There is some movement to get greater assurances on ESG reporting. The Big Four, along with the World Economic Forum, released a guide in 2020 called Stakeholder Capitalism Metrics that expands on certain metrics and disclosures. As of 2023 there were 160 companies signed on, including Accenture (ACN), IBM (IBM), and Nestle (NSRGF).
#2: Assessment is a blend of art and science. Context and investor judgment is also important when reading a CSR report, as no two firms are alike. Poreda says investors should consider metrics that are within a company’s control and are being addressed intentionally. Companies that include trend analysis to track progress toward goals may have added validity. “You want a company to be able to control what’s in their expertise and their business model,” he says.
CSR reports can be filled with “feel-good” stories that distract from key issues, which is why investors should zero in on material factors, Poreda says. Even when you know what to look for, finding that information can be challenging, as it may be buried within disclosures.
Sometimes it takes digging to find the answers. Poreda says he’s had to call investor relations for some firms to find what he was looking for, and that’s something most everyday investors can’t or won’t do.
#3: Red flags may be buried in the fine print. Companies may use disclosures for distraction. For example, Poreda says that after Silicon Valley Bank failed, he reviewed their CSR report to see what it disclosed about systemic risk management, which is material for banks. The CSR report directed readers to the bank’s 10-K filing, but Poreda says the 10-K form included very little about how the company managed stress testing. “It wasn’t disclosed, and [systemic risk] was a reason why they failed,” he says. “When companies are not being transparent, there’s a possibility for weakness. That’s a red flag.”
Disclosures can be complex, but according to a report by the University of Colorado at Boulder, that doesn’t necessarily indicate greenwashing. Companies need to explain their sustainability efforts so that readers can understand the overall picture and the individual elements. The university also said there’s some recent evidence of “greenmuting” by firms who are downplaying sustainability initiatives as they come under scrutiny from regulators and the consumers, even though they may still pursue these initiatives behind the scenes.
Signs of strong CSR reports
In addition to including assurances, details on projects, and being transparent, there are other ways companies can publish a useful CSR report.
The UN’s goal is that CSR reports will be integrated into financial statements, but many are still standalone reports.
Poreda says household cleaning giant Clorox (CLX) released an integrated report in 2022 in which sustainability and financial information were merged, making it easier to see the data side by side. “Sustainability is an important part of a company’s business model and [key] to its overall long-term success,” he says.

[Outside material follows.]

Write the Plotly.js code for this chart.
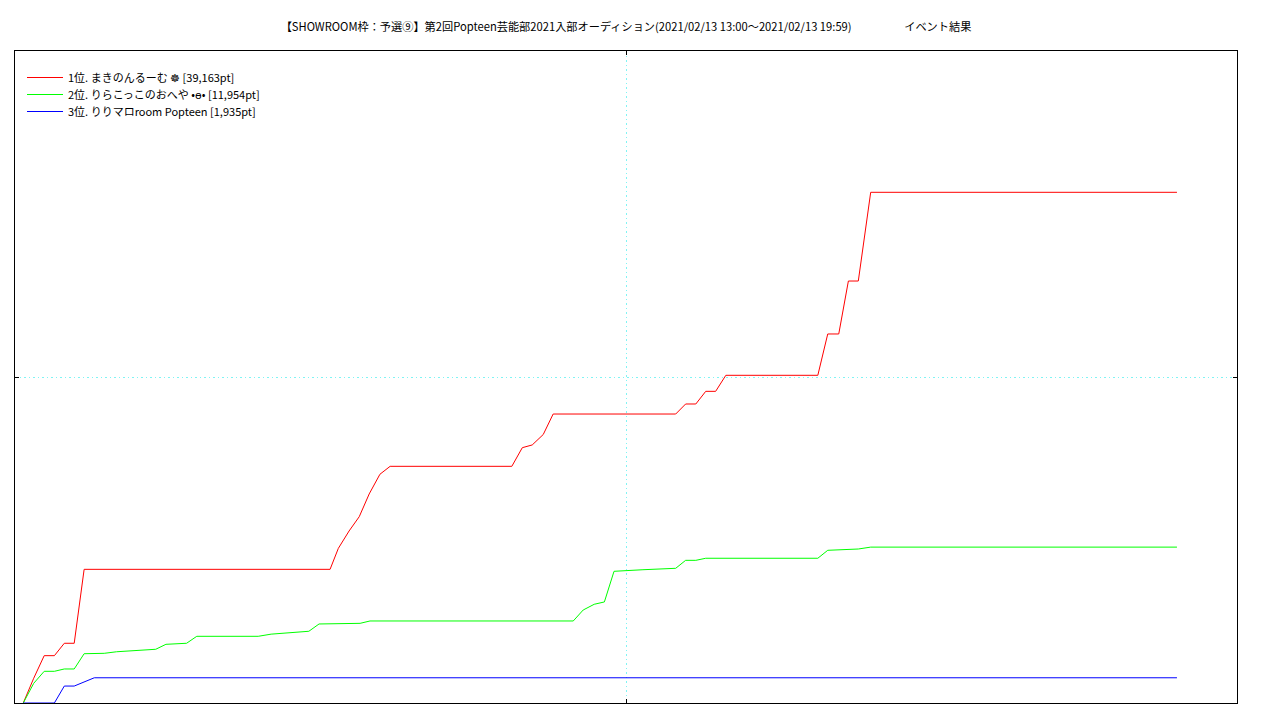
<!DOCTYPE html>
<html>
<head>
<meta charset="utf-8">
<script src="https://cdn.plot.ly/plotly-3.0.1.min.js"></script>
<style>html,body{margin:0;padding:0;background:#fff;}#chart{width:1280px;height:720px;}</style>
</head>
<body>
<div id="chart"></div>
<script>
// x: minutes since 2021/02/13 13:00
const seriesNames = [
  "1位. まきのんるーむ ☸ [39,163pt]",
  "2位. りらこっこのおへや •ө• [11,954pt]",
  "3位. りりマロroom Popteen [1,935pt]"
];
const seriesColors = ["#ff0000", "#00ff00", "#0000ff"];

const redX = [0, 3.8, 7.6, 11.3, 14.9, 18.5, 22.1, 111.4, 114.4, 118.3, 122.0, 125.6, 129.5, 133.2, 177.4, 181.2, 184.8, 188.8, 192.4, 236.9, 240.5, 244.2, 247.8, 251.4, 255.1, 288.5, 292.1, 296.1, 299.6, 303.2, 307.7, 418.9];
const redY = [0, 1900, 3630, 3630, 4580, 4580, 10250, 10250, 11860, 13190, 14290, 16030, 17540, 18150, 18150, 19580, 19790, 20590, 22160, 22160, 22930, 22930, 23900, 23900, 25130, 25130, 28300, 28300, 32360, 32360, 39163, 39163];

const greenX = [0, 3.8, 7.6, 11.3, 14.9, 18.5, 22.1, 29.4, 33.9, 48.1, 51.8, 59.3, 63.0, 85.3, 90.0, 95.6, 103.7, 107.4, 122.3, 125.9, 199.7, 203.3, 207.3, 211.0, 214.5, 225.0, 236.9, 240.5, 244.2, 247.8, 288.5, 292.1, 303.2, 307.7, 418.9];
const greenY = [0, 1510, 2430, 2430, 2610, 2610, 3780, 3810, 3930, 4120, 4500, 4580, 5115, 5115, 5280, 5390, 5500, 6060, 6110, 6290, 6290, 7130, 7570, 7750, 10100, 10220, 10330, 10940, 10940, 11100, 11100, 11710, 11810, 11954, 11954];

const blueX = [0, 11.3, 14.9, 18.5, 25.8, 418.9];
const blueY = [0, 0, 1300, 1300, 1935, 1935];

const xRange = [-3.0, 440.7];
const yRange = [0, 50000];
const sp = "&nbsp;".repeat(21);
const titleText = "【SHOWROOM枠：予選⑨】第2回Popteen芸能部2021入部オーディション(2021/02/13 13:00～2021/02/13 19:59)" + sp + "イベント結果";

const xs = [redX, greenX, blueX];
const ys = [redY, greenY, blueY];
const legendIds = ["legend", "legend2", "legend3"];
const traces = xs.map((x, i) => ({
  x: x, y: ys[i], type: "scatter", mode: "lines", name: seriesNames[i],
  legend: legendIds[i],
  line: {color: seriesColors[i], width: 1}
}));

const gridColor = "#80f4f4";
const axisCommon = {
  showline: true, linecolor: "#000", linewidth: 1, mirror: "ticks",
  ticks: "inside", ticklen: 4, tickcolor: "#000", tickwidth: 1,
  showticklabels: false, showgrid: true, gridcolor: gridColor, griddash: "1.5px,3px", gridwidth: 1,
  zeroline: false, tickmode: "array"
};

const fam = "'Noto Sans CJK JP', 'Noto Sans', sans-serif";
const legendBase = (offsetPx) => ({
  x: 7/1222, y: 1 - offsetPx/652, xanchor: "left", yanchor: "top", bgcolor: "rgba(0,0,0,0)", borderwidth: 0,
  font: {size: 11, color: "#000", family: fam}, itemwidth: 36
});
const layout = {
  width: 1280, height: 720,
  paper_bgcolor: "#fff", plot_bgcolor: "#fff",
  margin: {l: 15, r: 43, t: 51, b: 17, pad: 0},
  font: {family: fam, size: 11, color: "#000"},
  title: {text: titleText, x: 0.5, xref: "paper", xanchor: "center", y: 1 - 27/720, yref: "container", yanchor: "middle",
          font: {size: 11.2, color: "#000", family: fam}},
  xaxis: Object.assign({}, axisCommon, {range: xRange, tickvals: [(xRange[0] + xRange[1]) / 2]}),
  yaxis: Object.assign({}, axisCommon, {range: yRange, tickvals: [25000]}),
  showlegend: true,
  legend: legendBase(12),
  legend2: legendBase(29),
  legend3: legendBase(46)
};

Plotly.newPlot("chart", traces, layout, {staticPlot: true, displayModeBar: false});
</script>
</body>
</html>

He says a company such as Clorox “is not a perfect company from an ESG perspective, but a lot of times with ESG, it’s intentionality that matters. Showcasing intentionality is one way of being transparent.”
He also looks for statements from both a firm’s CEO and chief sustainability officer in CSR reports that show initiatives have the approval of the C-suite and aren’t simply marketing tools.
The bottom line
Sustainability initiatives are likely here to stay, which makes the transparency of those efforts increasingly important. As more people read CSR reports and want facts to back up marketing claims, this data and these reports will likely become more robust over time.
Regulatory heft is coming, too. For example, the European Union is requiring multinational companies to report on sustainability issues, and the U.S. Securities and Exchange Commission (SEC) seeks climate disclosures. CSR reports can help provide useful information to investors if they know where to look.